Again, the same challenges apply regarding Bid/Ask Spreads and the psychology of the actual trade. Remember that time decay hurts long options positions because options are like wasting assets. The closer you get to expiration, the less time value there is in the option. Time decay accelerates exponentially during the last month before expiration, so you do not want to hold onto options into the last month.


Market Opinion


Direction neutral.












When To Use


Use this capital gain strategy when you anticipate greatly increasing volatility in the price of the stock, in either direction.




XXXX is trading at $25.37 on May 14, 2011.

Buy August 2011 $22.50 strike put for $0.85.

Buy August 2011 $27.50 strike call for $1.40


Net debit: premiums bought = $2.25




The benefit is the possibility of unlimited profit from a volatile stock moving in either direction, with capped risk, and less expensive than doing a Straddle.


Risk vs. Reward


The risk is limited to the net debit of the puts and calls you bought. The reward is unlimited.


Net Upside




Net Downside


Net debit paid.


Break Even Point


Break even up: higher strike plus net debit


Break even down: lower strike minus net debit


Effect Of Volatility


Positive, especially between the strike prices.


Effect Of Time Decay


Negative.

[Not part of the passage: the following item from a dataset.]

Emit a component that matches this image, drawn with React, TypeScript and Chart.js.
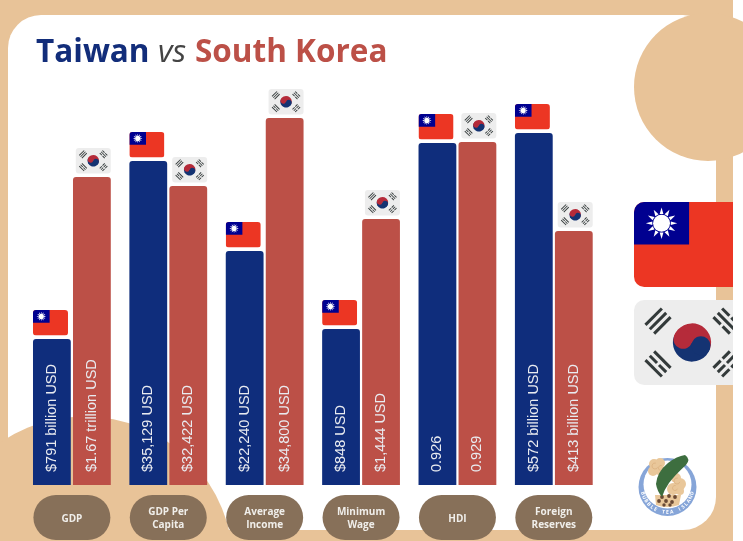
import React, { useEffect, useRef } from "react";
import { Chart, registerables } from "chart.js";

Chart.register(...registerables);

const categories: (string | string[])[] = ["GDP", ["GDP Per", "Capita"], ["Average", "Income"], ["Minimum", "Wage"], "HDI", ["Foreign", "Reserves"]];
const taiwanHeights = [146, 324, 234, 156, 342, 352];
const koreaHeights = [308, 299, 367, 266, 343, 254];
const taiwanLabels = ["$791 billion USD", "$35,129 USD", "$22,240 USD", "$848 USD", "0.926", "$572 billion USD"];
const koreaLabels = ["$1.67 trillion USD", "$32,422 USD", "$34,800 USD", "$1,444 USD", "0.929", "$413 billion USD"];

const BEIGE = "#e8c398";
const BLUE = "#0f2d7c";
const RED = "#bc5047";
const PILL = "#877059";

function rr(ctx: CanvasRenderingContext2D, x: number, y: number, w: number, h: number, r: number) {
  ctx.beginPath();
  ctx.roundRect(x, y, w, h, r);
}

function taiwanFlag(ctx: CanvasRenderingContext2D, x: number, y: number, w: number, h: number) {
  ctx.save();
  rr(ctx, x, y, w, h, h * 0.12);
  ctx.clip();
  ctx.fillStyle = "#ec3623";
  ctx.fillRect(x, y, w, h);
  const cw = w * 0.475;
  const ch = h * 0.5;
  ctx.fillStyle = "#000090";
  ctx.fillRect(x, y, cw, ch);
  const cx = x + cw / 2;
  const cy = y + ch / 2;
  const R = ch * 0.37;
  ctx.fillStyle = "#ffffff";
  for (let i = 0; i < 12; i++) {
    const a = (i * Math.PI) / 6 - Math.PI / 2;
    const b = 0.2;
    const inner = R * 0.6;
    ctx.beginPath();
    ctx.moveTo(cx + R * Math.cos(a), cy + R * Math.sin(a));
    ctx.lineTo(cx + inner * Math.cos(a - b), cy + inner * Math.sin(a - b));
    ctx.lineTo(cx + inner * Math.cos(a + b), cy + inner * Math.sin(a + b));
    ctx.closePath();
    ctx.fill();
  }
  ctx.beginPath();
  ctx.arc(cx, cy, R * 0.54, 0, Math.PI * 2);
  ctx.fill();
  ctx.restore();
}

function trigram(ctx: CanvasRenderingContext2D, cx: number, cy: number, angle: number, w: number, broken: boolean[]) {
  const len = w * 0.2;
  const t = w * 0.026;
  const gap = w * 0.053;
  ctx.save();
  ctx.translate(cx, cy);
  ctx.rotate(angle);
  ctx.fillStyle = "#333a3a";
  broken.forEach((b, i) => {
    const yy = (i - 1) * gap - t / 2;
    if (b) {
      ctx.fillRect(-len / 2, yy, len * 0.44, t);
      ctx.fillRect(len * 0.06, yy, len * 0.44, t);
    } else {
      ctx.fillRect(-len / 2, yy, len, t);
    }
  });
  ctx.restore();
}

function koreaFlag(ctx: CanvasRenderingContext2D, x: number, y: number, w: number, h: number) {
  ctx.save();
  ctx.fillStyle = "#ededed";
  rr(ctx, x, y, w, h, h * 0.12);
  ctx.fill();
  rr(ctx, x, y, w, h, h * 0.12);
  ctx.clip();
  const cx = x + w / 2;
  const cy = y + h / 2;
  const dx = w * 0.293;
  const dy = w * 0.185;
  const a = Math.PI / 4;
  trigram(ctx, cx - dx, cy - dy, -a, w, [false, false, false]);
  trigram(ctx, cx + dx, cy - dy, a, w, [true, false, true]);
  trigram(ctx, cx - dx, cy + dy, a, w, [false, true, false]);
  trigram(ctx, cx + dx, cy + dy, -a, w, [true, true, true]);
  const r = w * 0.165;
  const rot = 0.35;
  ctx.translate(cx, cy);
  ctx.rotate(rot);
  ctx.fillStyle = "#b52b3a";
  ctx.beginPath();
  ctx.arc(0, 0, r, Math.PI, 0);
  ctx.fill();
  ctx.fillStyle = "#143372";
  ctx.beginPath();
  ctx.arc(0, 0, r, 0, Math.PI);
  ctx.fill();
  ctx.fillStyle = "#b52b3a";
  ctx.beginPath();
  ctx.arc(-r / 2, 0, r / 2, 0, Math.PI * 2);
  ctx.fill();
  ctx.fillStyle = "#143372";
  ctx.beginPath();
  ctx.arc(r / 2, 0, r / 2, 0, Math.PI * 2);
  ctx.fill();
  ctx.restore();
}

function logo(ctx: CanvasRenderingContext2D) {
  const cx = 667.5;
  const cy = 487;
  ctx.save();
  ctx.fillStyle = "#86a5d8";
  ctx.beginPath();
  ctx.arc(cx, cy, 29, 0, Math.PI * 2);
  ctx.fill();
  ctx.fillStyle = "#ffffff";
  ctx.beginPath();
  ctx.arc(cx, cy - 2.5, 24, 0, Math.PI * 2);
  ctx.fill();
  ctx.fillStyle = "#e9c79a";
  ctx.beginPath();
  ctx.moveTo(655, 495);
  ctx.lineTo(681, 495);
  ctx.lineTo(679, 505);
  ctx.quadraticCurveTo(667, 509, 656, 505);
  ctx.closePath();
  ctx.fill();
  ([[654, 464, 5], [660, 463, 5], [653, 471, 5], [661, 471, 5], [676, 478, 5], [680, 484, 6], [673, 489, 6], [680, 491, 4]] as number[][]).forEach(([a, b, r]) => {
    ctx.beginPath();
    ctx.arc(a, b, r, 0, Math.PI * 2);
    ctx.fill();
  });
  ctx.strokeStyle = "#d8ad7c";
  ctx.lineWidth = 0.7;
  ([[655, 466, 3], [661, 468, 2.5], [677, 481, 3], [675, 488, 2.5]] as number[][]).forEach(([a, b, r]) => {
    ctx.beginPath();
    ctx.arc(a, b, r, 0.3, 5);
    ctx.stroke();
  });
  ctx.fillStyle = "#6a4a35";
  ([[662, 497, 1.9], [669, 496, 1.9], [675, 497, 1.9], [659, 501, 1.9], [666, 501, 1.9], [672, 502, 1.9], [664, 505, 1.7], [670, 505, 1.7]] as number[][]).forEach(([a, b, r]) => {
    ctx.beginPath();
    ctx.arc(a, b, r, 0, Math.PI * 2);
    ctx.fill();
  });
  ctx.fillStyle = "#3d6e3f";
  ctx.beginPath();
  ctx.moveTo(685, 455);
  ctx.quadraticCurveTo(691, 459, 686, 465);
  ctx.quadraticCurveTo(675, 475, 669, 483);
  ctx.quadraticCurveTo(664, 490, 662, 497);
  ctx.quadraticCurveTo(657, 491, 656, 484);
  ctx.quadraticCurveTo(657, 472, 668, 463);
  ctx.quadraticCurveTo(677, 456, 685, 455);
  ctx.fill();
  const text = "BUBBLE TEA ISLAND";
  ctx.fillStyle = "#ffffff";
  ctx.font = "bold 5px 'Open Sans'";
  ctx.textAlign = "center";
  ctx.textBaseline = "middle";
  const step = 0.165;
  [...text].forEach((ch, i) => {
    const a = Math.PI / 2 + ((text.length - 1) / 2 - i) * step;
    ctx.save();
    ctx.translate(cx + 25.5 * Math.cos(a), cy + 25.5 * Math.sin(a));
    ctx.rotate(a - Math.PI / 2);
    ctx.fillText(ch, 0, 0);
    ctx.restore();
  });
  ctx.restore();
}

const backdrop = {
  id: "backdrop",
  beforeDraw(chart: any) {
    const ctx: CanvasRenderingContext2D = chart.ctx;
    ctx.save();
    ctx.fillStyle = "#ffffff";
    ctx.fillRect(0, 0, 743, 541);
    ctx.fillStyle = BEIGE;
    ctx.fillRect(0, 0, 733, 541);
    ctx.fillStyle = "#ffffff";
    rr(ctx, 8, 15, 708, 515, 33);
    ctx.fill();
    ctx.fillStyle = BEIGE;
    ctx.beginPath();
    ctx.arc(708, 87, 74, 0, Math.PI * 2);
    ctx.fill();
    ctx.beginPath();
    ctx.rect(0, 400, 733, 141);
    ctx.clip();
    ctx.beginPath();
    ctx.arc(84.4, 565.4, 149, 0, Math.PI * 2);
    ctx.fill();
    ctx.restore();

    ctx.save();
    ctx.beginPath();
    ctx.rect(0, 0, 733, 541);
    ctx.clip();
    taiwanFlag(ctx, 634, 202, 116, 85);
    koreaFlag(ctx, 634, 300, 116, 85);
    ctx.restore();

    logo(ctx);

    // title
    ctx.save();
    ctx.textBaseline = "alphabetic";
    ctx.textAlign = "left";
    ctx.font = "bold 31.5px 'Open Sans'";
    ctx.fillStyle = "#122d7a";
    ctx.fillText("Taiwan", 36, 62);
    ctx.font = "italic 31.5px 'Open Sans'";
    ctx.fillStyle = "#444444";
    ctx.fillText("vs", 158, 62);
    ctx.font = "bold 31.5px 'Open Sans'";
    ctx.fillStyle = "#bc5047";
    ctx.fillText("South Korea", 195, 62);
    ctx.restore();

    // category pills, placed on the axis ticks
    const xs = chart.scales.x;
    ctx.save();
    ctx.fillStyle = PILL;
    categories.forEach((_, i) => {
      const px = xs.getPixelForTick(i);
      rr(ctx, px - 38.5, 495, 77, 45, 22.5);
      ctx.fill();
    });
    ctx.restore();
  },
};

const barDecor = {
  id: "barDecor",
  afterDatasetsDraw(chart: any) {
    const ctx: CanvasRenderingContext2D = chart.ctx;
    const sets = [
      { labels: taiwanLabels, meta: chart.getDatasetMeta(0), flag: taiwanFlag, left: true },
      { labels: koreaLabels, meta: chart.getDatasetMeta(1), flag: koreaFlag, left: false },
    ];
    sets.forEach(({ labels, meta, flag, left }) => {
      meta.data.forEach((bar: any, i: number) => {
        const fw = 35;
        const fh = 25.5;
        const half = bar.width / 2;
        const fx = left ? bar.x - half : bar.x + half - fw;
        flag(ctx, fx, bar.y - fh - 3.5, fw, fh);
        ctx.save();
        ctx.translate(bar.x, bar.base - 13);
        ctx.rotate(-Math.PI / 2);
        ctx.font = "14.5px 'Liberation Sans'";
        ctx.fillStyle = "#e9ebf0";
        ctx.textAlign = "left";
        ctx.textBaseline = "middle";
        ctx.fillText(labels[i], 0, 0);
        ctx.restore();
      });
    });
  },
};

export default function App() {
  const ref = useRef<HTMLCanvasElement>(null);
  useEffect(() => {
    const chart = new Chart(ref.current!, {
      type: "bar",
      data: {
        labels: categories as any,
        datasets: [
          { label: "Taiwan", data: taiwanHeights, backgroundColor: BLUE, borderRadius: { topLeft: 3, topRight: 3 } as any, categoryPercentage: 0.83, barPercentage: 0.945 },
          { label: "South Korea", data: koreaHeights, backgroundColor: RED, borderRadius: { topLeft: 3, topRight: 3 } as any, categoryPercentage: 0.83, barPercentage: 0.945 },
        ],
      },
      options: {
        responsive: false,
        animation: false,
        layout: { padding: { left: 23.7, right: 141, top: 15, bottom: 0 } },
        plugins: { legend: { display: false }, tooltip: { enabled: false } },
        scales: {
          x: {
            grid: { display: false },
            border: { display: false },
            afterFit: (s: any) => { s.height = 56; },
            ticks: {
              color: "#f0eeea",
              font: { family: "'Open Sans'", size: 10, weight: "bold", lineHeight: 1.3 },
              maxRotation: 0,
              minRotation: 0,
              autoSkip: false,
              crossAlign: "center",
              padding: 19.5,
            },
          },
          y: { display: false, min: 0, max: 470 },
        },
      },
      plugins: [backdrop, barDecor],
    } as any);
    return () => chart.destroy();
  }, []);
  return (
    <div style={{ position: "fixed", left: 0, top: 0, width: 743, height: 541 }}>
      <canvas ref={ref} width={743} height={541} style={{ display: "block" }} />
    </div>
  );
}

Time decay also accelerates the fastest in the last month.


Alternatives Before Expiration


Try not to hold in the last month as time decay accelerates then.


If the stock drops significantly, sell the put to make a profit and wait for retracement to profit from your call.


If the stock rises significantly, sell the call to make a profit and wait for a retracement to profit from the put.


Always close the trade out after a news event occurs when there is no movement in the stock.


Alternatives After Expiration


Close out the position by selling your puts and calls.